La Grèce n’eut, dans le cercle de son activité intellectuelle et morale, qu’une seule lacune ; mais cette lacune fut considérable. Elle méprisa les humbles, et n’éprouva pas le besoin d’un Dieu juste. Ses philosophes, en rêvant l’immortalité de l’âme, furent tolérants pour les iniquités de ce monde. Ses religions restèrent de charmants enfantillages municipaux ; l’idée d’une religion universelle ne lui vint jamais.
L’ardent génie d’une petite tribu établie dans un coin perdu de la Syrie sembla fait pour suppléer à ce défaut de l’esprit hellénique. Israël ne prit jamais son parti de voir le monde si mal gouverné, sous le gouvernement d’un Dieu censé juste. Ses sages avaient des accès de colère devant tous les abus dont fourmille le monde. Un mauvais homme, mourant vieux, riche et tranquille, leur faisait monter la rage au coeur.

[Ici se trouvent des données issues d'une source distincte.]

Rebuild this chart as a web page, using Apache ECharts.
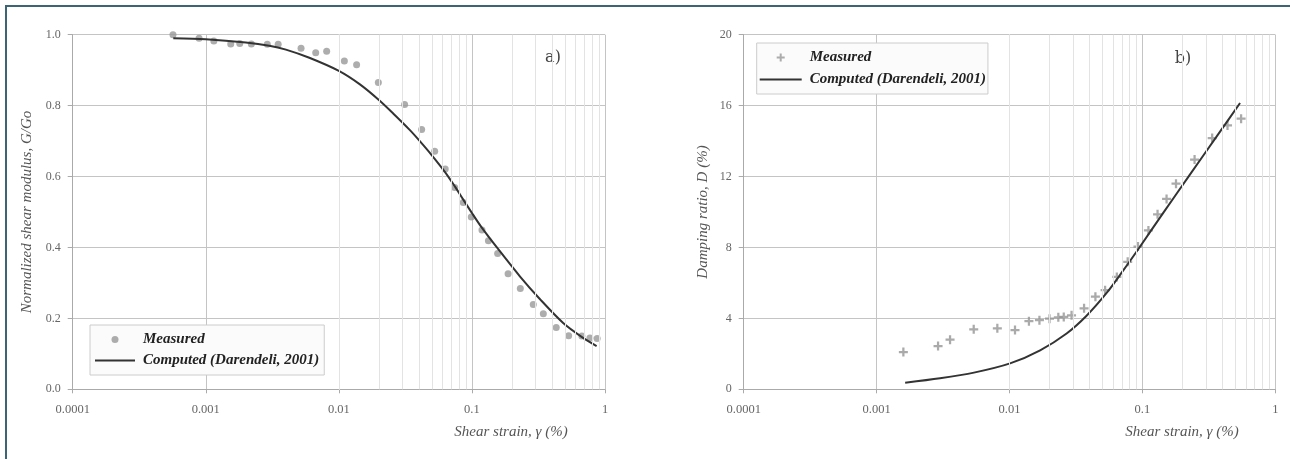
<!DOCTYPE html>
<html><head><meta charset="utf-8">
<script src="https://cdn.jsdelivr.net/npm/echarts@6/dist/echarts.min.js"></script>
<style>html,body{margin:0;padding:0;background:#fff}#c{width:1290px;height:459px}</style>
</head><body><div id="c"></div>
<script>
// ---- tick labels ----
const xTickLabels = ['0.0001', '0.001', '0.01', '0.1', '1'];
const gTickLabels = ['0.0', '0.2', '0.4', '0.6', '0.8', '1.0'];
const dTickLabels = ['0', '4', '8', '12', '16', '20'];
const minorFactors = [2, 3, 4, 5, 6, 7, 8, 9];
const decadeStarts = [0.0001, 0.001, 0.01, 0.1];

// ---- a) Normalized shear modulus ----
const gMeasX = [0.000567, 0.00089, 0.00115, 0.00154, 0.0018, 0.0022, 0.0029, 0.0035, 0.0052, 0.0067, 0.0081, 0.011, 0.0136, 0.0198, 0.0312, 0.0419, 0.0525, 0.063, 0.0742, 0.0861, 0.0989, 0.119, 0.133, 0.156, 0.187, 0.231, 0.289, 0.344, 0.430, 0.533, 0.67, 0.77, 0.873];
const gMeasY = [1.0, 0.990, 0.982, 0.974, 0.975, 0.974, 0.973, 0.973, 0.962, 0.949, 0.953, 0.926, 0.915, 0.865, 0.803, 0.733, 0.671, 0.621, 0.569, 0.527, 0.486, 0.449, 0.419, 0.383, 0.326, 0.284, 0.239, 0.213, 0.174, 0.151, 0.150, 0.145, 0.143];
const gCompX = [0.00057, 0.001, 0.002, 0.003, 0.004, 0.006, 0.01, 0.0144, 0.02, 0.0256, 0.0342, 0.0406, 0.05, 0.063, 0.0742, 0.0861, 0.1, 0.119, 0.154, 0.23, 0.325, 0.485, 0.667, 0.865];
const gCompY = [0.990, 0.987, 0.978, 0.969, 0.958, 0.935, 0.898, 0.860, 0.816, 0.778, 0.731, 0.700, 0.660, 0.612, 0.573, 0.535, 0.497, 0.455, 0.400, 0.318, 0.254, 0.187, 0.148, 0.122];

// ---- b) Damping ratio ----
const dMeasX = [0.00159, 0.0029, 0.00357, 0.00538, 0.0081, 0.011, 0.014, 0.0168, 0.0200, 0.0233, 0.0256, 0.0293, 0.0364, 0.0443, 0.0524, 0.0642, 0.0775, 0.0926, 0.111, 0.130, 0.152, 0.179, 0.247, 0.335, 0.437, 0.553];
const dMeasY = [2.10, 2.44, 2.80, 3.38, 3.44, 3.34, 3.84, 3.90, 3.98, 4.06, 4.08, 4.17, 4.57, 5.22, 5.59, 6.34, 7.19, 8.05, 8.96, 9.87, 10.74, 11.60, 12.96, 14.17, 14.88, 15.26];
const dCompX = [0.00164, 0.003, 0.0054, 0.0101, 0.017, 0.0269, 0.038, 0.054, 0.072, 0.095, 0.1435, 0.225, 0.369, 0.543];
const dCompY = [0.37, 0.62, 0.94, 1.46, 2.20, 3.15, 4.15, 5.45, 6.72, 8.00, 9.95, 12.05, 14.35, 16.15];

const zip = (xs, ys) => xs.map((x, i) => [x, ys[i]]);
const minorVals = decadeStarts.flatMap(d => minorFactors.map(f => +(d * f).toPrecision(3)));

const serif = '"Liberation Serif", "Times New Roman", serif';
const labelColor = '#666';
const titleStyle = { fontFamily: serif, fontStyle: 'italic', fontSize: 15, color: '#555' };

function xAxisCfg(gi) {
  return {
    type: 'log', gridIndex: gi, logBase: 10, min: 0.0001, max: 1,
    axisLine: { show: true, lineStyle: { color: '#aaa', width: 1 } },
    axisTick: { show: true, length: 4, lineStyle: { color: '#aaa' } },
    axisLabel: {
      show: true, margin: 14, fontFamily: serif, fontSize: 12.5, color: labelColor,
      formatter: v => xTickLabels[Math.round(Math.log10(v) + 4)]
    },
    splitLine: { show: true, lineStyle: { color: '#c4c4c4', width: 1 } },
    minorTick: { show: false }, minorSplitLine: { show: false }
  };
}
function yAxisCfg(gi, max, interval, labels, name, gap) {
  return {
    type: 'value', gridIndex: gi, min: 0, max: max, interval: interval,
    name: name, nameLocation: 'middle', nameGap: gap, nameTextStyle: titleStyle,
    axisLine: { show: true, lineStyle: { color: '#aaa', width: 1 } },
    axisTick: { show: true, length: 5, lineStyle: { color: '#aaa' } },
    axisLabel: {
      show: true, margin: 12, fontFamily: serif, fontSize: 12, color: labelColor,
      formatter: v => labels[Math.round(v / interval)]
    },
    splitLine: { show: true, lineStyle: { color: '#c4c4c4', width: 1 } }
  };
}
function minorGridSeries(gi) {
  return {
    type: 'line', xAxisIndex: gi, yAxisIndex: gi, data: [], z: 1, silent: true,
    markLine: {
      silent: true, symbol: ['none', 'none'], animation: false,
      label: { show: false },
      lineStyle: { color: '#e3e3e3', width: 1, type: 'solid' },
      emphasis: { disabled: true },
      data: minorVals.map(v => ({ xAxis: v }))
    }
  };
}

const circleIcon = 'path://M0,0 M40,14 M16.5,7 A3.5,3.5 0 1 1 23.5,7 A3.5,3.5 0 1 1 16.5,7 Z';
const lineIconL = 'path://M0,0 M40,14 M0,6 L40,6 L40,8 L0,8 Z';
const plusIcon = 'path://M0,0 M42,14 M20,3 L22,3 L22,6 L25,6 L25,8 L22,8 L22,11 L20,11 L20,8 L17,8 L17,6 L20,6 Z';
const lineIconR = 'path://M0,0 M42,14 M0,6 L42,6 L42,8 L0,8 Z';
const plusSymbol = 'path://M3,0 L5,0 L5,3 L8,3 L8,5 L5,5 L5,8 L3,8 L3,5 L0,5 L0,3 L3,3 Z';

const legendText = { fontFamily: serif, fontStyle: 'italic', fontWeight: 'bold', fontSize: 15, color: '#222', padding: [0, 0, 0, 3] };

const chart = echarts.init(document.getElementById('c'), null, { renderer: 'canvas' });
chart.setOption({
  animation: false,
  backgroundColor: '#ffffff',
  grid: [
    { left: 72.7, right: 685, top: 34.7, bottom: 69.7, containLabel: false, outerBoundsMode: 'none' },
    { left: 743.7, right: 14.7, top: 34.7, bottom: 69.7, containLabel: false, outerBoundsMode: 'none' }
  ],
  xAxis: [xAxisCfg(0), xAxisCfg(1)],
  yAxis: [
    yAxisCfg(0, 1, 0.2, gTickLabels, 'Normalized shear modulus, G/Go', 38),
    yAxisCfg(1, 20, 4, dTickLabels, 'Damping ratio, D (%)', 33)
  ],
  legend: [
    {
      orient: 'vertical', left: 90, top: 325, padding: [7, 5, 7, 5], itemWidth: 40, itemHeight: 15, itemGap: 6,
      backgroundColor: '#fbfbfb', borderColor: '#cccccc', borderWidth: 1, selectedMode: false,
      textStyle: legendText,
      data: [{ name: 'Measured', icon: circleIcon }, { name: 'Computed (Darendeli, 2001)', icon: lineIconL }]
    },
    {
      orient: 'vertical', left: 756.7, top: 43, padding: [7, 2, 7, 3], itemWidth: 42, itemHeight: 15, itemGap: 7,
      backgroundColor: '#fbfbfb', borderColor: '#cccccc', borderWidth: 1, selectedMode: false,
      textStyle: legendText,
      data: [{ name: 'Measured', icon: plusIcon }, { name: 'Computed (Darendeli, 2001)', icon: lineIconR }]
    }
  ],
  series: [
    minorGridSeries(0),
    minorGridSeries(1),
    {
      name: 'Measured', type: 'scatter', xAxisIndex: 0, yAxisIndex: 0, z: 3,
      symbol: 'circle', symbolSize: 7, itemStyle: { color: '#999999' },
      data: zip(gMeasX, gMeasY)
    },
    {
      name: 'Computed (Darendeli, 2001)', type: 'line', xAxisIndex: 0, yAxisIndex: 0, z: 4,
      smooth: 0.3, showSymbol: false, symbol: 'none', color: '#333333',
      lineStyle: { color: '#333333', width: 2 }, itemStyle: { color: '#333333' },
      data: zip(gCompX, gCompY)
    },
    {
      name: 'Measured', type: 'scatter', xAxisIndex: 1, yAxisIndex: 1, z: 3,
      symbol: plusSymbol, symbolSize: 9, itemStyle: { color: '#959595' },
      data: zip(dMeasX, dMeasY)
    },
    {
      name: 'Computed (Darendeli, 2001)', type: 'line', xAxisIndex: 1, yAxisIndex: 1, z: 4,
      smooth: 0.3, showSymbol: false, symbol: 'none', color: '#333333',
      lineStyle: { color: '#333333', width: 2 }, itemStyle: { color: '#333333' },
      data: zip(dCompX, dCompY)
    }
  ],
  graphic: [
    { type: 'polyline', silent: true, shape: { points: [[6, 459], [6, 6], [1290, 6]] }, style: { stroke: '#3b6476', lineWidth: 2, fill: null } },
    { type: 'text', silent: true, style: { text: 'a)', x: 553, y: 58, align: 'center', verticalAlign: 'middle', fontFamily: '"DejaVu Serif", serif', fontSize: 16, fill: '#444' } },
    { type: 'text', silent: true, style: { text: 'b)', x: 1183, y: 59, align: 'center', verticalAlign: 'middle', fontFamily: '"DejaVu Serif", serif', fontSize: 16, fill: '#444' } },
    { type: 'text', silent: true, style: { text: 'Shear strain, γ (%)', x: 511, y: 432, align: 'center', verticalAlign: 'middle', fontFamily: serif, fontStyle: 'italic', fontSize: 15, fill: '#555' } },
    { type: 'text', silent: true, style: { text: 'Shear strain, γ (%)', x: 1182, y: 432, align: 'center', verticalAlign: 'middle', fontFamily: serif, fontStyle: 'italic', fontSize: 15, fill: '#555' } }
  ]
});
</script>
</body></html>
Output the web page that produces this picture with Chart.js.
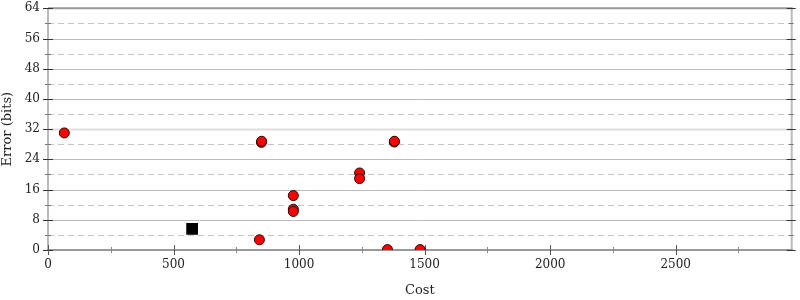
<!DOCTYPE html>
<html>
<head>
<meta charset="utf-8">
<script src="https://cdn.jsdelivr.net/npm/chart.js@4"></script>
<style>
html,body{margin:0;padding:0;background:#fff;}
#wrap{width:800px;height:300px;}
</style>
</head>
<body>
<div id="wrap"><canvas id="c" width="800" height="300"></canvas></div>
<script>
// Data
const costs = [65, 842, 850, 851, 977, 977, 977, 1241, 1241, 1352, 1379, 1380, 1482];
const errors = [31.0, 2.7, 28.5, 28.8, 14.4, 10.8, 10.2, 20.4, 18.9, 0.1, 28.6, 28.8, 0.1];
const refCost = [574];
const refError = [5.6];
const xTicks = [0, 500, 1000, 1500, 2000, 2500];
const yTicks = [0, 8, 16, 24, 32, 40, 48, 56, 64];
const xMax = 2962;

const redPoints = costs.map((c, i) => ({x: c, y: errors[i]}));
const blackPoints = refCost.map((c, i) => ({x: c, y: refError[i]}));

const FONT = "'DejaVu Serif', serif";

const framePlugin = {
  id: 'frame',
  beforeDatasetsDraw(chart) {
    const ctx = chart.ctx;
    const xs = chart.scales.x, ys = chart.scales.y;
    const L = xs.left, R = xs.right, T = ys.top, B = ys.bottom;
    ctx.save();
    for (let v = 4; v < 64; v += 4) {
      const y = Math.round(ys.getPixelForValue(v)) + 0.5;
      ctx.beginPath();
      if (v % 8 === 0) {
        ctx.setLineDash([]);
        ctx.strokeStyle = v === 32 ? '#dddddd' : '#bbbbbb';
        ctx.lineWidth = v === 32 ? 2 : 1;
      } else {
        ctx.setLineDash([6, 4]);
        ctx.strokeStyle = '#c4c4c4';
        ctx.lineWidth = 1;
      }
      ctx.moveTo(L, y); ctx.lineTo(R, y); ctx.stroke();
    }
    ctx.setLineDash([]);
    ctx.lineWidth = 2;
    ctx.strokeStyle = '#bbbbbb';
    ctx.beginPath(); ctx.moveTo(L, T); ctx.lineTo(L, B); ctx.stroke();
    ctx.beginPath(); ctx.moveTo(R, T); ctx.lineTo(R, B); ctx.stroke();
    ctx.strokeStyle = '#999999';
    ctx.beginPath(); ctx.moveTo(L, T); ctx.lineTo(R + 1, T); ctx.stroke();
    ctx.beginPath(); ctx.moveTo(L - 1, B); ctx.lineTo(R + 1, B); ctx.stroke();
    ctx.lineWidth = 1;
    for (let v = 0; v <= 64; v += 4) {
      const y = Math.round(ys.getPixelForValue(v)) + 0.5;
      const major = v % 8 === 0;
      ctx.strokeStyle = major ? '#333333' : '#777777';
      const a = major ? 5 : 3;
      ctx.beginPath(); ctx.moveTo(L - a, y); ctx.lineTo(L + a, y); ctx.stroke();
      ctx.beginPath(); ctx.moveTo(R - a, y); ctx.lineTo(R + a - 1, y); ctx.stroke();
    }
    for (let v = 0; v <= xMax; v += 250) {
      const x = Math.round(xs.getPixelForValue(v)) + 0.5;
      const major = v % 500 === 0;
      ctx.strokeStyle = major ? '#555555' : '#888888';
      const a = major ? 5 : 3;
      ctx.beginPath(); ctx.moveTo(x, B - a); ctx.lineTo(x, B + a); ctx.stroke();
    }
    ctx.restore();
  }
};

new Chart(document.getElementById('c'), {
  type: 'scatter',
  data: {
    datasets: [
      {
        data: blackPoints,
        pointStyle: 'rect',
        pointRadius: 8.3,
        backgroundColor: '#000000',
        borderColor: '#000000',
        borderWidth: 0
      },
      {
        data: redPoints,
        pointStyle: 'circle',
        pointRadius: 5,
        backgroundColor: '#ff0000',
        borderColor: '#2a0000',
        borderWidth: 1
      }
    ]
  },
  options: {
    responsive: false,
    animation: false,
    devicePixelRatio: 1,
    layout: {padding: {left: 0, right: 6, top: 0, bottom: 0}},
    plugins: {legend: {display: false}, tooltip: {enabled: false}},
    scales: {
      x: {
        type: 'linear',
        min: 0, max: xMax,
        afterBuildTicks: s => { s.ticks = xTicks.map(v => ({value: v})); },
        afterFit: s => { s.height = 50; },
        grid: {display: false, drawTicks: false},
        border: {display: false},
        ticks: {padding: 8, color: '#222', font: {family: FONT, size: 12}, maxRotation: 0, callback: v => String(v)},
        title: {display: true, text: 'Cost', color: '#222', font: {family: FONT, size: 13}, padding: {top: 0, bottom: 2}}
      },
      y: {
        type: 'linear',
        min: 0, max: 64,
        afterBuildTicks: s => { s.ticks = yTicks.map(v => ({value: v})); },
        afterFit: s => { s.width = 48; s.paddingTop = 7; },
        grid: {display: false, drawTicks: false},
        border: {display: false},
        ticks: {padding: 8, color: '#222', font: {family: FONT, size: 12}, callback: v => String(v)},
        title: {display: true, text: 'Error (bits)', color: '#222', font: {family: FONT, size: 13}, padding: {top: 0, bottom: 0}}
      }
    }
  },
  plugins: [framePlugin]
});
</script>
</body>
</html>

Les prophètes, à partir du IXe siècle avant Jésus-Christ, donnent à cette idée la proportion d’un dogme.
Les prophètes israélites sont des publicistes fougueux, du genre que nous appellerions aujourd’hui socialiste et anarchiste. Ils sont fanatiques de justice sociale et proclament hautement que, si le monde n’est pas juste ou susceptible de le devenir, il vaut mieux qu’il soit détruit : manière de voir très fausse, mais très féconde ; car, comme toutes les doctrines désespérées, comme le nihilisme russe de nos jours, par exemple, elle produit l’héroïsme et un grand éveil des forces humaines. Les fondateurs du christianisme, continuateurs directs des prophètes, s’épuisent en un appel incessant à la fin lu monde, et, chose étrange ! transforment en effet te monde. Par Jésus, les apôtres et la seconde génération chrétienne, s’établit une religion, sortie du judaïsme, qui, trois siècles plus tard, s’impose aux races les plus importantes de l’humanité, et se substitue aux petits joujoux patriotiques des cités anciennes. Avec les églises, qui ne sont que des synagogues ouvertes aux incirconcis, naît une idée de l’association populaire qui tranche absolument sur la démocratie des villes grecques.